Бонифаций немного подумал и все-таки признал правоту наших сомнений.

– К тому же, - приступил я ко второй цели, - это еще не все.

– Ага, - Бонифаций заметно успокоился, понял, что попал в жесткие руки и придется уступить. - Сейчас вы еще объявите, что заложили в раздевалке или в буфете взрывное устройство, не так ли?

– Не так. Не так все просто. Мы дадим вам небольшой сценарий, и вы запишете на магнитофон его исполнение. Силами вашей актерской труппы.

– Ничего не понимаю, - признался загнанный в угол бедняга Бонифаций. - Но, надеюсь, это никак не связано с какими-то противоправными действиями?

– Скорее наоборот, - успокоил его я.

– Ах вот как? - кажется, он начал о чем-то немного догадываться, но предпочел не разбираться в этих догадках до конца. Чтобы не стать соучастником. - Что ж, я к вашим услугам.

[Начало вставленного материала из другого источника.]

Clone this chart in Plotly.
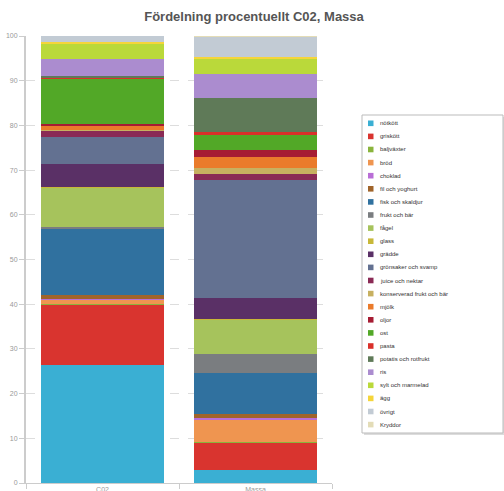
import plotly.graph_objects as go

title = "Fördelning procentuellt C02, Massa"
bars = ["C02", "Massa"]
categories = ["nötkött", "griskött", "baljväxter", "bröd", "choklad", "fil och yoghurt",
              "fisk och skaldjur", "frukt och bär", "fågel", "glass", "grädde",
              "grönsaker och svamp", "juice och nektar", "konserverad frukt och bär",
              "mjölk", "oljor", "ost", "pasta", "potatis och rotfrukt", "ris",
              "sylt och marmelad", "ägg", "övrigt", "Kryddor"]
c02_values = [26.4, 13.6, 0.05, 1.0, 0.05, 0.9, 14.9, 0.4, 8.7, 0.3, 5.1, 5.9, 1.6, 0.1,
              1.0, 0.25, 10.2, 0.2, 0.3, 3.9, 3.4, 0.45, 1.4, 0.15]
massa_values = [2.9, 6.1, 0.2, 5.1, 0.2, 1.0, 9.0, 4.4, 7.7, 0.1, 4.8, 26.3, 1.3, 1.4,
                2.5, 1.6, 3.2, 0.8, 7.6, 5.4, 3.3, 0.45, 4.45, 0.15]
y_ticks = [0, 10, 20, 30, 40, 50, 60, 70, 80, 90, 100]

colors = ["#3aafd3", "#d9342f", "#8ab43c", "#ef9550", "#b96ed6", "#a0642a",
          "#30719f", "#7a7d80", "#a6c35c", "#c8b839", "#5a3066", "#637191",
          "#8a2a55", "#c7b060", "#ea7b2b", "#a61c33", "#52a827", "#d9302a",
          "#5f7a58", "#ab8ccf", "#bad93a", "#f5d53a", "#c2cbd4", "#e3dcb7"]

fig = go.Figure()
for i, name in enumerate(categories):
    fig.add_trace(go.Bar(x=bars, y=[c02_values[i], massa_values[i]], name=name,
                         marker=dict(color=colors[i], line=dict(width=0)),
                         showlegend=False))

W, H = 504, 491
L, R, T, B = 26, 332, 36, 483
pw, ph = R - L, B - T

def px(x):
    return (x - L) / pw

def py(y):
    return (B - y) / ph

shapes = []
annotations = []
# legend box with shadow
bx0, by0, bx1, by1 = 362, 115, 503, 433
shapes.append(dict(type="rect", xref="paper", yref="paper",
                   x0=px(bx0 + 2), x1=px(bx1 + 2), y0=py(by1 + 2), y1=py(by0 + 2),
                   line=dict(width=0), fillcolor="#dcdcdc", layer="above"))
shapes.append(dict(type="rect", xref="paper", yref="paper",
                   x0=px(bx0), x1=px(bx1), y0=py(by1), y1=py(by0),
                   line=dict(width=1, color="#bbbbbb"), fillcolor="white", layer="above"))
y0 = 123.3
step = 13.1
for i, name in enumerate(categories):
    cy = y0 + i * step
    shapes.append(dict(type="rect", xref="paper", yref="paper",
                       x0=px(368), x1=px(373.5), y0=py(cy + 2.8), y1=py(cy - 2.8),
                       line=dict(width=0), fillcolor=colors[i], layer="above"))
    annotations.append(dict(xref="paper", yref="paper", x=px(378), y=py(cy),
                            xanchor="left", yanchor="middle", text=name, showarrow=False,
                            font=dict(size=6, color="#333333",
                                      family="Liberation Sans, Arial, sans-serif")))

fig.update_layout(
    width=W, height=H,
    margin=dict(l=L, r=W - R, t=T, b=H - B, autoexpand=False),
    barmode="stack", bargap=0.2,
    plot_bgcolor="white", paper_bgcolor="white",
    title=dict(text="<b>" + title + "</b>", x=0.504, xref="container", xanchor="center",
               y=1 - 16 / H, yref="container", yanchor="middle",
               font=dict(size=13, color="#555555",
                         family="Liberation Sans, Arial, sans-serif")),
    showlegend=False,
    shapes=shapes, annotations=annotations,
    font=dict(family="Liberation Sans, Arial, sans-serif"),
)
fig.update_xaxes(showline=True, linecolor="#cccccc", linewidth=1, ticks="outside",
                 tickson="boundaries", ticklen=5, tickcolor="#cccccc", automargin=False,
                 tickfont=dict(size=7, color="#999999"), showgrid=False)
fig.update_yaxes(range=[0, 100], tickvals=y_ticks, showline=True, linecolor="#cccccc",
                 linewidth=2, ticks="outside", ticklen=5, tickcolor="#cccccc",
                 automargin=False,
                 tickfont=dict(size=7, color="#999999"), showgrid=True,
                 gridcolor="#dddddd", griddash="dash", gridwidth=1, zeroline=False)

fig.write_html("out.html")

Он объяснил нам, как пользоваться камерой, дал чистую кассету и с облегчением выпроводил из учительской. Даже забыв вытащить из камеры кассету со спектаклем «Дурацкое счастье».

За дверью мы перевели дыхание, ухмыльнулись друг другу, но тут опять возник неутомимый Бонифаций и сказал Алешке словами известных героев:

– А вас, Алексей, я попрошу остаться. У меня есть для вас маленькое, но ответственное поручение.

Я не стал дожидаться, когда и для меня найдется поручение, и побыстрее спустился вниз. Когда пришел Алешка и отдал мне камеру, я спросил:

– Что за поручение?

– Так… Ерунда… - и подозрительно быстро перешел на другую тему: - Чучундру сейчас застал. На стене выписывала: «Алешка - казёл».

Ну, это мы еще посмотрим, кто «казёл». Не ее ли папенька?

Дома мы надежно спрятали камеру и кассету и пошли на кухню хвалиться своими успехами в драматическом искусстве.

– Придем, посмотрим, - пообещал папа, не отрываясь от тарелки и газеты.

– А как твои угонщики? - поинтересовался Алешка.

– Как головная боль, - ответил папа, поморщившись.

– Никак не проходит? - посочувствовал Алешка. И покачал головой: - И ничего не помогает, да?

А мама вдруг сказала:

– Если мне не помогает одно лекарство, то я пробую другое.

– О! - вдруг оторвался папа от газеты. - Это мысль! Это хороший совет.

Зря мы тогда не обратили внимания на эти слова. И не задумались над ними.

Но нам было некогда. Не успела мама сказать свои любимые слова: «Ну вот, я вас накормила, а посуда…» - как мы уже были за дверью и звонили в квартиру дяди Федора.

– Здрасьте, дядь Федь. Не хотите завтра покататься на нашей машине?

– Завтра? - задумался он так, будто у него заседание в Госдуме. - Завтра, пожалуй, с удовольствием. А сколько с меня возьмете?

Такого вопроса мы не ожидали, не совсем еще вписались в рыночные отношения. Но Лешка не растерялся:

– Нисколько! Но зато нас тоже покатаете, весь день.

– Заметано, - согласился дядя Федор. - Когда машину подавать?

– В десять ноль-ноль. Ко второму подъезду. Без шума и пыли.

Когда мы вернулись домой, мама спросила меня:

– У тебя уши не болят?

– Нет, - удивился я, не почувствовав вовремя подвоха.

Тогда мама нежно взяла меня за ухо и отвела к мойке, где была аккуратно сложена грязная посуда. За весь длинный день.

Алешка сочувственно повертелся рядом, а потом напихал в ранец баночки с гуашью и кисти и сказал:

– Я - к Ленке! На полчасика.

Это уж слишком.

– Зачем? - спросил я, намыливая тарелки.

Алешка почему-то очень внимательно, будто изучая, посмотрел на меня, помолчал с какой-то глубокой задумчивостью и ответил тоже вопросом:

– У меня могут быть личные дела?

А мои личные дела, значит, гора посуды?